幸先が悪いとへこんでいたら、前方から真っ赤なシトロエンの車が出現! なんだ!?と思ってよく見れば、セバスチャン・ローブじゃないか! そうだ、ここは帯広で、今ラリージャパンをやっているのだ。タイミング良く午前中のSSを終えたWRカーとすれ違うことができて大興奮。
その後もマーカスやフロントグリルが無いヒルボネン*1ペター・ソルベルグなどといった一流ドライバーとすれちがう。あこがれのラリードライバーと同じ道を走ってるというこの興奮は、他のモータースポーツでは味わえない喜びだ。

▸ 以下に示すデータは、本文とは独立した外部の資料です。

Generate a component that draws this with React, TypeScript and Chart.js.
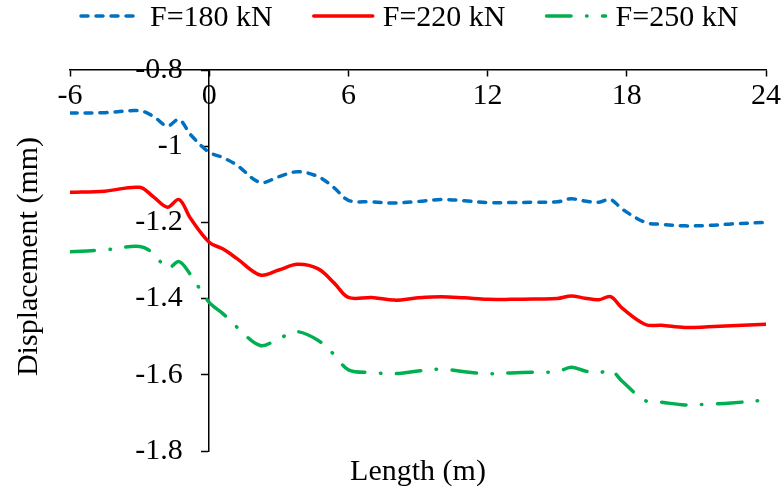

足寄では信号待ちの間にヘニング・ソルベルグの写真も撮れた。お兄ちゃん頑張れー!
 

パウセカムイ2エリアA

早く来たおかげでかなり良い場所を確保することに成功! コース脇の高台の上はぐるりと全体を見渡すことができた。今まで見たコースの中で、一番良い場所であることは間違いない。レース開始3時間前は常識じゃ考えられないぐらいだが、それだけの結果は得られた。
 
あたりは朝の寒さが嘘のようにあたたかい、ぽかぽかとした陽気につつまれている。緑が広がり、小川が流れ、まるでハイキングに来たかのような気分だ。しかし天気予報は午後から雨だと言っている。このまま何事もなくすぎてほしいが。
 

競技開始


パウセカムイはかなり遠くから競技車が来るのが分かる。最初はヘリの爆音だ。それが山の向こうへと飛び去ると、カンカンカンカンカンと金属音がやってくる。これははね飛ばした砂利が車体をたたく音。林の向こうからラリーカーがようやく姿を表すと、今度は観客席からエアホーンが応酬する。



コーナーを曲がるところを連続写真で。
腕も道具もないので、トップレーサーが走っていくところは写真を撮らず、しっかりと見ることにしている。ところがPWRCの後半当たりから練習しつつ撮影していくと、たまにいいのが撮れたりしてたまらない。写真というのは手軽に狩猟本能が満たすものなのだな、と感じる。
 

スバルの新井敏弘の勇姿。この人もこの後でリタイヤしちゃうんだよな〜。
コンデジとはいえ動画の方が良く見える。写真だと手ぶれが気になるし、きれいに撮れたと思えば止まって見えたりと難しい。今度はデジカメじゃなくてデジカムを買おう。もちろん三脚も。
 
ところで、なぜかマーカスが来ない。いつまで待っても来ない。
「マーカス、どうしたんでしょう?」
と隣の人に聞くと、
「どうやら陸別でリタイヤしたようです」
とのこと。
ガーン
ということは足寄リエゾンで見たボロボロのフォードは、もしかしたらマーカスの車だったのか。今回のラリージャパンはマーカスのラストランを見るのが目的だったのに・・・。
果たして明日は見れるだろうか。一縷の望みを胸に、コースを後にしたのだった。
 

一日目、その後

本来ならばその後はサービスパークに行く予定だったのだが、マーカスもいないし雨も降ってきたので、諦めて平和園へ。体力をつけるにはやはり一人焼肉が一番だ。
それにしてもマーカスがリタイヤしたのは痛い。自分が見れなかったことよりも(もう3度見ているし)これでワールドチャンピオンはローブのものに決まってしまったのが悲しい。有終の美を飾って欲しかったなあ。